Monday, November 20, 2006

I have eight forms of photo id now, but don't worry! I only carry five of them on a daily basis.

Anyhow, I went to Toledo again this weekend, with a friend whose family lives there. It was amazing to me, because my problem enjoying Toledo the other time was that it felt like Disneyland: made to please visitors; not inhabited. Of course, the other time I'd only been in the historic zone, and Valle and her family live in the modern, but we did wander the olden streets Saturday evening. We sat in the same place in front of the cathedral where Matt and Julia and I had eaten marzipan, only this time we were waiting for Valle to finish her cursed cigarrette. Oh grief I am going to leave Spain with a year of second-hand smoke in my poor baby lungs. Valle, María José, not to mention everyone in Spain. We also passed by the same café Matt and Julia and I had hovered around waiting for seats to empty out, the only cafeteria nearby with a menu in Spanish only..
Valle was an enjoyably terrible guide. We had to find a map, and she didn't know what most of the buildings were for or the statues were of. I was content wondering, but she would point them out and then realize she didn't know. Pretty much like me on the Claremont colleges. I know the layout like the back of this cliché, but uh I don't really go in those buildings, but they're definitely important? It was like that.

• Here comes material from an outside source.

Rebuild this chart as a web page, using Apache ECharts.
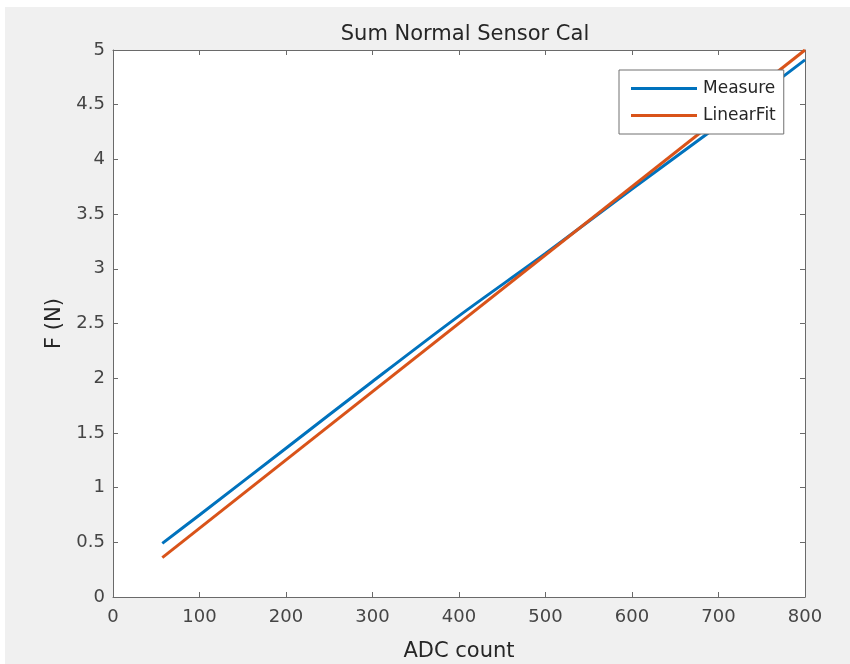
<!DOCTYPE html>
<html>
<head>
<meta charset="utf-8">
<script src="https://cdn.jsdelivr.net/npm/echarts@6/dist/echarts.min.js"></script>
<style>
html,body{margin:0;padding:0;background:#fff;}
#c{width:850px;height:664px;background:#f0f0f0;box-shadow:inset 5px 7px 0 #ffffff;}
</style>
</head>
<body>
<div id="c"></div>
<script>
var titleText = 'Sum Normal Sensor Cal';
var xName = 'ADC count';
var yName = 'F (N)';
var seriesNames = ['Measure', 'LinearFit'];
var xCounts = [57, 100, 200, 300, 400, 500, 600, 700, 800];
var measureF = [0.49, 0.75, 1.36, 1.97, 2.57, 3.14, 3.73, 4.31, 4.91];
var fitX = [57, 800];
var fitF = [0.36, 5.0];

var font = '"DejaVu Sans", Verdana, sans-serif';
var axisColor = '#6a6a6a';
var labelColor = '#454545';

function pairs(xs, ys){ return xs.map(function(x,i){ return [x, ys[i]]; }); }

var chart = echarts.init(document.getElementById('c'), null, {renderer:'canvas'});
var baseAxis = {
  axisLine:{show:true, onZero:false, lineStyle:{color:axisColor, width:1}},
  axisTick:{show:true, inside:true, length:5, lineStyle:{color:axisColor}},
  splitLine:{show:false}
};
chart.setOption({
  backgroundColor:'transparent',
  animation:false,
  textStyle:{fontFamily:font},
  title:{text:titleText, left:460, top:19, textAlign:'center',
    textStyle:{fontFamily:font, fontSize:21, fontWeight:'normal', color:'#262626'}},
  grid:{left:113, right:45, top:50, bottom:67, show:true, backgroundColor:'#ffffff', borderWidth:0,
    containLabel:false, outerBoundsMode:'none'},
  legend:{
    orient:'vertical', left:619, top:70,
    data:seriesNames,
    icon:'rect', itemWidth:66, itemHeight:3, itemGap:10,
    padding:[10,8,10,12],
    backgroundColor:'#ffffff', borderColor:'#707070', borderWidth:1, borderRadius:0,
    textStyle:{fontFamily:font, fontSize:17, color:'#262626', padding:[0,0,0,1]}
  },
  xAxis:[
    Object.assign({}, baseAxis, {type:'value', position:'bottom', min:0, max:800, interval:100,
      name:xName, nameLocation:'middle', nameGap:44,
      nameTextStyle:{fontFamily:font, fontSize:21, color:'#262626'},
      axisLabel:{margin:11, fontSize:18, color:labelColor, fontFamily:font}}),
    Object.assign({}, baseAxis, {type:'value', position:'top', min:0, max:800, interval:100,
      axisLabel:{show:false}})
  ],
  yAxis:[
    Object.assign({}, baseAxis, {type:'value', position:'left', min:0, max:5, interval:0.5,
      name:yName, nameLocation:'middle', nameGap:48, nameRotate:90,
      nameTextStyle:{fontFamily:font, fontSize:21, color:'#262626'},
      axisLabel:{margin:8, fontSize:18, color:labelColor, fontFamily:font}}),
    Object.assign({}, baseAxis, {type:'value', position:'right', min:0, max:5, interval:0.5,
      axisLabel:{show:false}})
  ],
  series:[
    {name:seriesNames[0], type:'line', data:pairs(xCounts, measureF), showSymbol:false,
      smooth:0.3, lineStyle:{width:3, color:'#0072BD'}, itemStyle:{color:'#0072BD'}},
    {name:seriesNames[1], type:'line', data:pairs(fitX, fitF), showSymbol:false,
      lineStyle:{width:3, color:'#D95319'}, itemStyle:{color:'#D95319'}}
  ]
});
</script>
</body>
</html>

Hm. It's true, though. Old Toledo is made for me. During the night, as the kids are drinking under the huge walls and going to the same several bars (it's a small town, really), there are men with huge hoses washing the streets clear of trash and vomit, leaving everything ghost-town clean. There are so many places the cars can't park during the day, so many stores selling suits of armor and other ridiculous things. We're doing something wonderful personally, as tourists, but we're doing harm culturally. I do mean those tacky shops.

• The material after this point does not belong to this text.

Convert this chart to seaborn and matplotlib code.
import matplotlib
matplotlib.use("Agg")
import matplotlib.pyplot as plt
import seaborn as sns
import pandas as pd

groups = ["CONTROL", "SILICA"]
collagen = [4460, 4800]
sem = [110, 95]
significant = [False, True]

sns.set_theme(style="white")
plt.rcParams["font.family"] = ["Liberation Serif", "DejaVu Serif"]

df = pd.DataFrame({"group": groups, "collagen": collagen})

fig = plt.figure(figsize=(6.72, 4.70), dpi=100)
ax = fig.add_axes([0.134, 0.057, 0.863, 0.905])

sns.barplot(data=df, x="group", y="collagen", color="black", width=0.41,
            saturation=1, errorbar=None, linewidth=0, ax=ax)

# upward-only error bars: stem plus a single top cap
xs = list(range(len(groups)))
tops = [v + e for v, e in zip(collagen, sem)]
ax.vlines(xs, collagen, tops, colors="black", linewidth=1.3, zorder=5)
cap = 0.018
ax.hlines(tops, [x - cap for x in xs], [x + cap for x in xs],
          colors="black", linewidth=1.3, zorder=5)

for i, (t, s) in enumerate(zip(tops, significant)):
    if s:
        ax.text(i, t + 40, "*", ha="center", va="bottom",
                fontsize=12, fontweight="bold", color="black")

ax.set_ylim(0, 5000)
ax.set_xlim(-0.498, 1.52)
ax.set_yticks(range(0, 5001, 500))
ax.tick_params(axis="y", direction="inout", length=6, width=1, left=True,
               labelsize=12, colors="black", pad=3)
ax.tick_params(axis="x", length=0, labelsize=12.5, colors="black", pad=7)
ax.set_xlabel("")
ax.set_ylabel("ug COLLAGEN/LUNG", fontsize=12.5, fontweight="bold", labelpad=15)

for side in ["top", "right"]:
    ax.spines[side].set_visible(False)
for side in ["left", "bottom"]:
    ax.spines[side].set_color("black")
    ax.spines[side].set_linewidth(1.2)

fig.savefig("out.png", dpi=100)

It's this, you know? Any culture has to keep changing, rebelling against itself, letting in new things, tearing down. The problem with we tourists is that we come in search of the typical, the most typical possible, usually more of the past than the present, usually more imaginary than not, but stifling any way you look at it. Places like Barcelona which are famous more for being beautiful and alive with art may survive tourism better than places famous for their stone and marzipan.

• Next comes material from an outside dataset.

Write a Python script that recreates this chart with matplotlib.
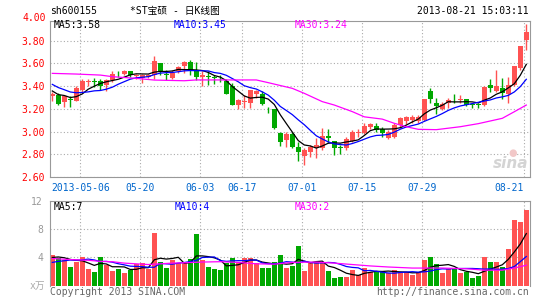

Well hm. But I take it all too seriously. Valle and I walked through a charming ancient tunnel and she told me her mother's car got stuck there once. Just as much a crime to drive a car through (or half the way through, as it may be) as to insist that cars not be driven through.
What I mean to say is that I really liked my weekend. It's nice to have been asked over; nice, once there, to be asked to stay longer. Good to know that Valle and I do get along outside of class, and that her friends and I like eachother. Oh, and really good to be shown, by Valle and her (adorable) friend Elena, what they claim is a fossilzed chicken stuck in one of the ancient toledan walls. I have a better picture where the claw also shows, but uh please take a look and tell me what that thing is.

Plus! How are yous?

1 comment:

Anonymous said...

I appreciate that even though you really aren't a TOURIST, you are a student of the language and the art and the architecture and the culture and the politics, etc etc, you still reflect on your future, when you surely WILL be a tourist somewhere sometime. (uh, like Paris in three days!) I think those little shops are a nice retreat for people who are losing their sense of who they are in relation to the world where they have arrived. And even if you are not a purchaser, and you are just not an accumulator, it is always amazing how many places sell utterly useless china thimbles with the name/motif of the place painted on them. THIMBLES!!!!!!